When we emerged, the sun had come out. There was a fair bit of walking along the road to get back next to the sea, and for a while you’re narrowly sandwiched between the two. At this point we were walking straight into a pretty strong wind and also the low winter sun, so while the early darkness is slightly oppressive, when the sun dipped enough that it wasn’t in our eyes anymore, it was a relief. We then had a sort of extended magic hour that took us through the string of little towns and harbours, although in some places we couldn’t walk directly on the water because the tide was right in by then.
The moon rose behind us sometime around 4.30 just as the sun was setting and it was absolutely enormous on the horizon. The sky had cleared up completely and I believe we were just a day or two past the full moon. I took a picture to remember it, but I knew it wouldn’t do the realty any justice. Jupiter and Venus popped into view soon after, and despite the glow of Edinburgh, the brighter stars appeared bit by bit, and were visible at least as long as we were in the very dark area around the lagoons east of Musselburgh.

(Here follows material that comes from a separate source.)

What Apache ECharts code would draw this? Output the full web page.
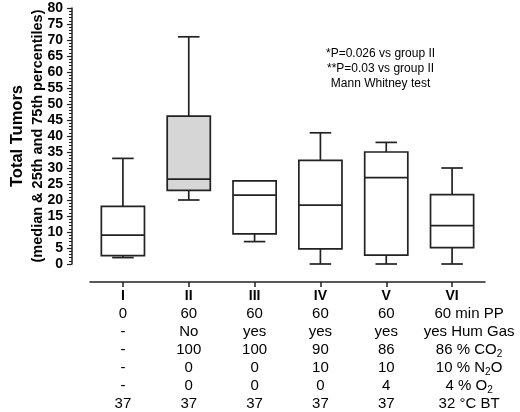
<!DOCTYPE html>
<html>
<head>
<meta charset="utf-8">
<script src="https://cdn.jsdelivr.net/npm/echarts@6/dist/echarts.min.js"></script>
<style>html,body{margin:0;padding:0;background:#fff}#c{width:520px;height:412px}</style>
</head>
<body>
<div id="c"></div>
<script>
// ---- data ----
var groups = ['I', 'II', 'III', 'IV', 'V', 'VI'];
var whiskerMin = [2, 20, 7, 0, 0, 0];
var q1 = [2.6, 23, 9.4, 4.7, 2.8, 5.1];
var median = [9, 26.5, 21.5, 18.4, 27, 12];
var q3 = [18, 46.2, 26, 32.4, 35, 21.7];
var whiskerMax = [33, 71, 26, 41, 38, 30];
var boxFill = ['#ffffff', '#d6d6d6', '#ffffff', '#ffffff', '#ffffff', '#ffffff'];
var sigGroupIdx = [0, 5];
var sigMarks = ['*', '**'];
var sigY = [37, 34.8];
var yTicks = [0, 80, 5];
var rowPP = ['0', '60', '60', '60', '60', '60 min PP'];
var rowHum = ['-', 'No', 'yes', 'yes', 'yes', 'yes Hum Gas'];
var rowCO2 = ['-', '100', '100', '90', '86', '86 % CO|2|'];
var rowN2O = ['-', '0', '0', '10', '10', '10 % N|2|O'];
var rowO2 = ['-', '0', '0', '0', '4', '4 % O|2|'];
var rowBT = ['37', '37', '37', '37', '37', '32 °C BT'];
var noteLines = ['*P=0.026 vs group II', '**P=0.03 vs group II', 'Mann Whitney test'];

var FONT = '"Liberation Sans", Arial, Helvetica, sans-serif';
var INK = '#222';

function cell(txt, isLast) {
  var parts = txt.split('|');
  var out = '';
  for (var i = 0; i < parts.length; i++) {
    if (parts[i] === '') continue;
    var sub = (i % 2 === 1);
    var st = sub ? 's' : (isLast && out === '' ? 'r' : 't');
    out += '{' + st + '|' + parts[i] + '}';
  }
  return out;
}

var boxData = groups.map(function (g, i) {
  return [i, whiskerMin[i], q1[i], median[i], q3[i], whiskerMax[i]];
});

var chart = echarts.init(document.getElementById('c'), null, {renderer: 'canvas'});
chart.setOption({
  animation: false,
  backgroundColor: '#fff',
  textStyle: {fontFamily: FONT},
  grid: {left: 90, right: 35, top: 8, bottom: 148, containLabel: false, outerBoundsMode: 'none'},
  xAxis: {
    type: 'category',
    data: groups,
    offset: 18,
    axisLine: {onZero: false, lineStyle: {color: INK, width: 1.5}},
    axisTick: {show: true, alignWithLabel: true, length: 5, lineStyle: {color: INK, width: 1.5}},
    axisLabel: {
      margin: 5,
      interval: 0,
      lineHeight: 18,
      formatter: function (v, i) {
        var last = (i === groups.length - 1);
        return '{b|' + v + '}\n' +
          [rowPP, rowHum, rowCO2, rowN2O, rowO2, rowBT].map(function (r) { return cell(r[i], last); }).join('\n');
      },
      rich: {
        b: {fontFamily: FONT, fontSize: 14, fontWeight: 'bold', color: '#000', lineHeight: 18},
        t: {fontFamily: FONT, fontSize: 15, color: '#000', lineHeight: 18},
        r: {fontFamily: FONT, fontSize: 15, color: '#000', lineHeight: 18, padding: [0, 0, 0, 34]},
        s: {fontFamily: FONT, fontSize: 10, color: '#000', lineHeight: 18, verticalAlign: 'bottom', padding: [6, 0, 0, 0]}
      }
    },
    splitLine: {show: false}
  },
  yAxis: {
    type: 'value',
    min: yTicks[0], max: yTicks[1], interval: yTicks[2],
    offset: 18,
    name: '{a|Total Tumors}\n{b|(median & 25th and 75th percentiles)}',
    nameLocation: 'middle',
    nameRotate: 90,
    nameGap: 25,
    nameMoveOverlap: false,
    nameTextStyle: {
      rich: {
        a: {fontFamily: FONT, fontSize: 16.5, fontWeight: 'bold', color: '#000', lineHeight: 21},
        b: {fontFamily: FONT, fontSize: 14.5, fontWeight: 'bold', color: '#000', lineHeight: 19}
      }
    },
    axisLine: {show: true, lineStyle: {color: INK, width: 1.5}},
    axisTick: {show: true, length: 5, lineStyle: {color: INK, width: 1.2}},
    minorTick: {show: true, splitNumber: 5, length: 3, lineStyle: {color: INK, width: 1}},
    axisLabel: {fontFamily: FONT, fontSize: 14, fontWeight: 'bold', color: '#000', margin: 9},
    splitLine: {show: false}
  },
  graphic: [{
    type: 'text',
    left: 386 - 60, top: 46,
    style: {
      text: noteLines.join('\n'),
      font: '12px ' + FONT,
      fill: '#000',
      textAlign: 'center',
      lineHeight: 15,
      x: 60
    }
  }],
  series: [{
    type: 'custom',
    coordinateSystem: 'cartesian2d',
    data: boxData,
    encode: {x: 0, y: [1, 2, 3, 4, 5]},
    renderItem: function (params, api) {
      var i = api.value(0);
      var bw = api.size([1, 0])[0] * 0.655;
      var cw = bw / 2;
      var pMin = api.coord([i, api.value(1)]);
      var pQ1 = api.coord([i, api.value(2)]);
      var pMed = api.coord([i, api.value(3)]);
      var pQ3 = api.coord([i, api.value(4)]);
      var pMax = api.coord([i, api.value(5)]);
      var x = pMin[0];
      var ls = {stroke: INK, lineWidth: 1.7, fill: null};
      var ch = [];
      ch.push({type: 'line', shape: {x1: x, y1: pQ1[1], x2: x, y2: pMin[1]}, style: ls});
      ch.push({type: 'line', shape: {x1: x - cw / 2, y1: pMin[1], x2: x + cw / 2, y2: pMin[1]}, style: ls});
      if (pMax[1] < pQ3[1] - 0.5) {
        ch.push({type: 'line', shape: {x1: x, y1: pQ3[1], x2: x, y2: pMax[1]}, style: ls});
        ch.push({type: 'line', shape: {x1: x - cw / 2, y1: pMax[1], x2: x + cw / 2, y2: pMax[1]}, style: ls});
      }
      ch.push({type: 'rect', shape: {x: x - bw / 2, y: pQ3[1], width: bw, height: pQ1[1] - pQ3[1]},
        style: {stroke: INK, lineWidth: 1.7, fill: boxFill[i]}});
      ch.push({type: 'line', shape: {x1: x - bw / 2, y1: pMed[1], x2: x + bw / 2, y2: pMed[1]}, style: ls});
      return {type: 'group', children: ch};
    },
    z: 2
  }, {
    type: 'scatter',
    data: sigGroupIdx.map(function (gi, k) { return [gi, sigY[k], sigMarks[k]]; }),
    symbolSize: 1,
    itemStyle: {opacity: 0},
    label: {
      show: true, position: 'inside',
      formatter: function (p) { return p.data[2]; },
      fontFamily: FONT, fontSize: 14, color: '#000'
    },
    z: 3
  }]
});
</script>
</body>
</html>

When we came around the bend of the coast towards the Esk, we could see the lights of Portobello Promenade in the distance. That was still an hour away, and home (via the pub) was 40 minutes beyond that. This is where the walk became more of an exercise in endurance through mounting pain, although it did help that the weather was now clear, the moon was ridiculous, and the wind had dropped out completely.
As this was the first time I’ve had someone with me, I had been a bit worried about how I’d handle it, regardless of who it was, after having done it all on my own so far. But it was excellent. This may well be one of the longest days I do on the whole coast, but I’m not sure I’d have stuck it out without my friend there. He was very clearly in a lot more physical pain than I was in the last few hours, but he didn’t bail, and his presence meant that I didn’t really consider it myself. If I’d have been on my own it may have been a different story. Instead I ended up giving a string of mini motivational chats, mainly involving the pint we were aiming at, and gratefully collapsed for, at the Bullfinch around 7pm.
Walking almost always makes me feel better. Except for the part when my legs hurt so badly I’m not quite sure I can stand up from the table and there are jokes about calling a taxi at the pub 10 minutes’ walk from home. But even that feels pretty great.
Things have changed and will keep changing. Some things have broken. This was a sort of kintsugi on foot. Being in the same space for an entire day, and accomplishing a bonkers length walk, brought us back to a small piece of common ground. And one where we can still take the piss out of each other, thankfully. Incremental progress.